Acomodado plácidamente como estaba en su hamaca de pita, escuchando una melodía de ese grupo musical que canta “desde Iztapalapa con amor”, francamente no vio venir el certero chancletazo que su octogenaria madre le había enviado con mortífera puntería desde la orilla de la terraza, acompañado de la admonición bíblica de “¡andá trabajá, huevón!”
Derribado violentamente, como un moderno Ícaro, de las nubes de sus propios pensamientos, el interpelado únicamente atinó a responder: “hey mamá homb’e, bajale un par de rayitas a tus malas vibras, no ves que estoy trabajando en mis inversiones”.
La madre caminó hacia el que hablaba con paso inusualmente firme para su edad -dado que había trabajado desde los dieciséis años- y suficientemente amenazador como para que un dragón de Komodo se pusiera a la defensiva. “Haber dame esa babosada” -espetó-, mientras arrebataba el teléfono inteligente de sus manos.
¡Zás! Vino otro chancletazo. Esta vez en la parte posterior, específicamente en la zona lumbar de la humanidad del desafortunado receptor del castigo. Él nunca había comprendido como una respetable anciana podía llevar la gina que utilizaba en su pierna izquierda a su mano derecha y luego, utilizándola como un mazo, golpear su espalda. Todo el proceso duraba una fracción de segundo, desafiando todos los conceptos de gravedad, locomoción y física cuántica.
“¿¡Y qué sos burro!? Ya deja de estar gastando el dinero de tu tata en andar comprando ‘bizcoin’. El pobre viejo todavía anda de jornalero para mantenerte a vos, que andas de vago jugando al “inversionista”. Desde que viniste de pasar una semana jodiendo por el Zonte andás con esas locuras. Que las tiendas por aquí, que el minutero por allá. Puras majaderías. Mejor empléate en algo de provecho, busca que hacer”.
“Pero mamá -trató de argumentar el vago-, esa es la moneda del futuro. Un gringo surfista me dijo que ya pronto va a desplazar al dólar, que eso de andar con billetes y cuentas de banco es cosa del pasado. Son métodos capitalistas arcaicos que pronto serán olvidados. Esa situación nos va a dar libertad financiera, ya no vamos a depender de los bancos ni los gobiernos y de paso vamos a ser ricos. Compré unos Satoshi mientras el Bitcoin estaba en ‘dip’ y cuando suba y llegue a valer $150,000.00 por unidad, finalmente vamos a ser ricos…”. Mientras hablaba, la cara se le había transformado como la de quien ha recibido una epifanía, sus ojos perdidos en lontananza tal cual un nuevo Moisés mientras mira, arrobado, de lejos, la tierra prometida.
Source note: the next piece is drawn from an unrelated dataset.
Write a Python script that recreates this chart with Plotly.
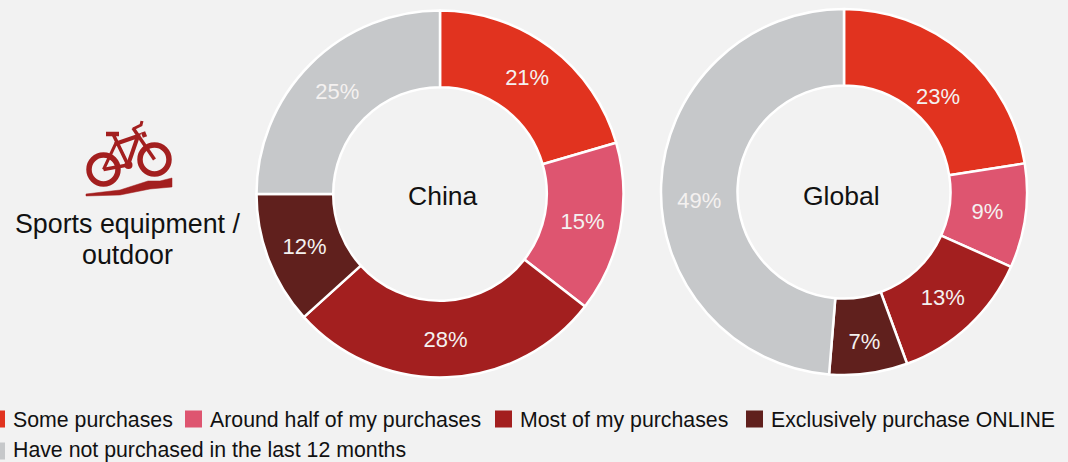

“Si que sos bruto -dijo la madre sin miramientos, mientras se llevaba ambas manos a la frente-. ¿No te das cuenta de que es una estafa, una “estructura Ponzi”? Los que ganan son los primeros que entran y los primos que salen, de ahí dejan a todos los majes que se quedan que asuman el riesgo. Las criptomonedas no tienen ningún soporte económico real, valen únicamente mientras la gente continúa creyendo en ellas; cuando esa fe se esfuma, su valor llega a $0.00”.
“Ese jueguito -continuó inexorable-, está bien para la gente que quiere y tiene suficiente dinero para especular, si ganan o pierden es su problema; pero para un país pobre como el nuestro ¿crees que es lógico tenerla como ‘moneda de curso legal’ y usar fondos públicos, sin control, para arriesgar el poco dinero que tenemos? Hemos gastado como cien millones en comprar ‘bizcoins’ cuando ese pisto lo hubiéramos podido usar en pupitres, escuelas o mejorar hospitales -para personas no para chuchos-… además, ni la Alcaldía de Juayúa los acepta para pagar impuestos…”
“Hay hijito… -finalizó la madre con lágrimas en los ojos-, sí que no me saliste muy alentado. Saliste a la tía Conchita que perdió todo lo que le dejó el finado Juan, por esa afición que tenía a no trabajar y a jugar lo poco que tenía en el chingolingo…” Se dio la vuelta para ir acabar el oficio de la casa.
El Bitcoiner se quedó ahí parado en medio del patio meditabundo, diciendo para sus adentros…: “no puede ser cierto lo que dice mi mamá, el Bitcoin va a solucionar todos nuestros problemas, no creo que el gobierno nos engañe”.
Y colorín colorado, este cuento… ¿se ha acabado?